# Clicking sound - but only when weight bearing? cant figure it out..



## pooneej (Jul 19, 2009)

I havent had a chance to swap out wheels but it has to be something on them right? if I coast I can hear it. doesnt matter if its under load(accelerating) or not. but on a bike stand (bike carrier) front and rear wheel have no click noise if spun.

a little 'clicking' sound - just annoying enough to bother. 
someone suggested a loose spoke but they seem ok. anything else I can check out/? the wheels are zipp 303s and probably have maybe 250miles on them . they're from 2005 as well - bike sat a bit


----------



## cxwrench (Nov 9, 2004)

Is there a little play in the hub bearings? Sounds like that's a likely cause.


----------



## pooneej (Jul 19, 2009)

no play back there or even up on front hub. tight 

so when I get a chance I'll swap for different wheelset.


----------



## SwiftSolo (Jun 7, 2008)

Are you riding tubulars? If the valve stem is a little loose it will click once for each revolution on tubulars (a little clear silicone sealer will solve that problem if it is)


pooneej said:


> I havent had a chance to swap out wheels but it has to be something on them right? if I coast I can hear it. doesnt matter if its under load(accelerating) or not. but on a bike stand (bike carrier) front and rear wheel have no click noise if spun.
> 
> a little 'clicking' sound - just annoying enough to bother.
> someone suggested a loose spoke but they seem ok. anything else I can check out/? the wheels are zipp 303s and probably have maybe 250miles on them . they're from 2005 as well - bike sat a bit


----------



## 4Crawler (Jul 13, 2011)

I've spent the last year chasing a sort of clicking sound on my bike. Only happened with drive side pedal between 4 and 8 o-clock and weighted, coasting or pedaling but not standing uphill. Was a once per wheel rev sound from the rear. 
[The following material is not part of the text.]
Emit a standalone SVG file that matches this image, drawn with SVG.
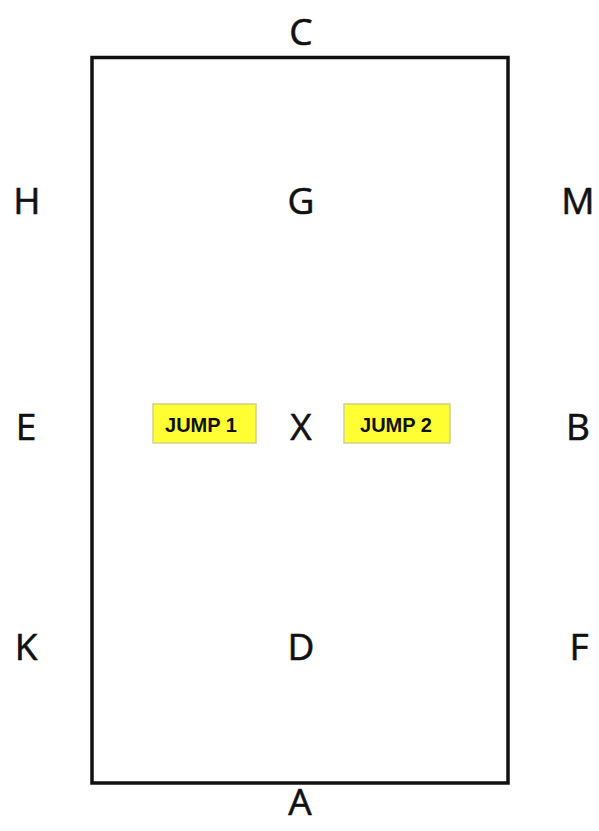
<svg xmlns="http://www.w3.org/2000/svg" width="599" height="831" viewBox="0 0 599 831">
<style>
.l{font-family:"Open Sans","Liberation Sans",sans-serif;font-size:37px;fill:#111;text-anchor:middle;stroke:#111;stroke-width:0.6}
.j{font-family:"Liberation Sans",Arial,sans-serif;font-size:20px;font-weight:bold;fill:#111;text-anchor:middle}
.box{fill:#ffff33;stroke:#cfcf90;stroke-width:1.5}
</style>
<rect width="599" height="831" fill="#fff"/>
<g id="arena"><rect x="92" y="57.5" width="416" height="725.5" fill="none" stroke="#111" stroke-width="3.5"/></g>
<g id="connectors"></g>
<g id="C"><text class="l" x="301" y="45">C</text></g>
<g id="H"><text class="l" x="27" y="214">H</text></g>
<g id="G"><text class="l" x="301" y="214">G</text></g>
<g id="M"><text class="l" x="578" y="214">M</text></g>
<g id="E"><text class="l" x="26" y="440">E</text></g>
<g id="X"><text class="l" x="301" y="440">X</text></g>
<g id="B"><text class="l" x="578" y="440">B</text></g>
<g id="K"><text class="l" x="26" y="660">K</text></g>
<g id="D"><text class="l" x="301" y="660">D</text></g>
<g id="F"><text class="l" x="579" y="660">F</text></g>
<g id="A"><text class="l" x="300" y="815">A</text></g>
<g id="jump1"><rect class="box" x="153" y="404" width="103" height="39"/><text class="j" x="201" y="432" textLength="72" lengthAdjust="spacingAndGlyphs">JUMP 1</text></g>
<g id="jump2"><rect class="box" x="344" y="404" width="106" height="39"/><text class="j" x="396" y="432" textLength="72" lengthAdjust="spacingAndGlyphs">JUMP 2</text></g>
</svg>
Finally pulled the wheel and spun the axle shaft and it felt a tiny bit gritty with no spin at all (Stans 3.30 hubs, ~2 years old, maybe 2500 miles w/ a lot of dirt and gravel riding). 

So picked up some new bearings for the rear hub, swapped them for the old ones and noise is gone. The old bearings felt just like new ones spinning them loose by hand. But in the hub, no gritty feel and no noise. I do need to open up the old bearings, clean the out and see how they look inside. I felt no play on the axle shaft before or after.


----------



## kiwisimon (Oct 30, 2002)

Turn up the music, problem solved.


----------



## pooneej (Jul 19, 2009)

I am on tubulars - this is interesting and will check this out. thanks



SwiftSolo said:


> Are you riding tubulars? If the valve stem is a little loose it will click once for each revolution on tubulars (a little clear silicone sealer will solve that problem if it is)


----------



## cxwrench (Nov 9, 2004)

SwiftSolo said:


> Are you riding tubulars? If the valve stem is a little loose it will click once for each revolution on tubulars (a little clear silicone sealer will solve that problem if it is)


Or a piece of electrical tape which is what I put on pretty much every carbon tubular wheel I mount a tire on.


----------



## SwiftSolo (Jun 7, 2008)

I always forget until after I've mounted the tire. It's a pain to try to deal with it afterwards--thus the clear silicone tub sealer.


cxwrench said:


> Or a piece of electrical tape which is what I put on pretty much every carbon tubular wheel I mount a tire on.


----------



## The B (Feb 2, 2014)

I just stab about 1.5" piece of electrical tape with the vale stem and wrap over the rim. Hell of a lot easier than trying to stuff tape down between the stem and hole after you're already glued up. If your rims are black, you can't even see it.


----------



## cxwrench (Nov 9, 2004)

SwiftSolo said:


> I always forget until after I've mounted the tire. It's a pain to try to deal with it afterwards--thus the clear silicone tub sealer.


I don't wrap it around the stem, I pull it over the stem (poking a hole in it) and stick it to the rim on either side of the valve.


----------



## Kerry Irons (Feb 25, 2002)

pooneej said:


> I havent had a chance to swap out wheels but it has to be something on them right? if I coast I can hear it. doesnt matter if its under load(accelerating) or not. but on a bike stand (bike carrier) front and rear wheel have no click noise if spun.
> 
> a little 'clicking' sound - just annoying enough to bother.
> someone suggested a loose spoke but they seem ok. anything else I can check out/?


Consider spokes rubbing over each other as the wheels flex. Put a drop of lube at each spoke cross point.


----------



## pooneej (Jul 19, 2009)

It was the valve stem !!! - - - thanks to you guys who suggested this one

I would have never even suspected. I ride zipp 303s' and put on a valve extender, so the little play that it had created this nuisance !

I rigged it and just used some hot glue. not the prettiest if look at it closely, but it did the trick and no click on today's ride  

thanks!!!!!!!!


----------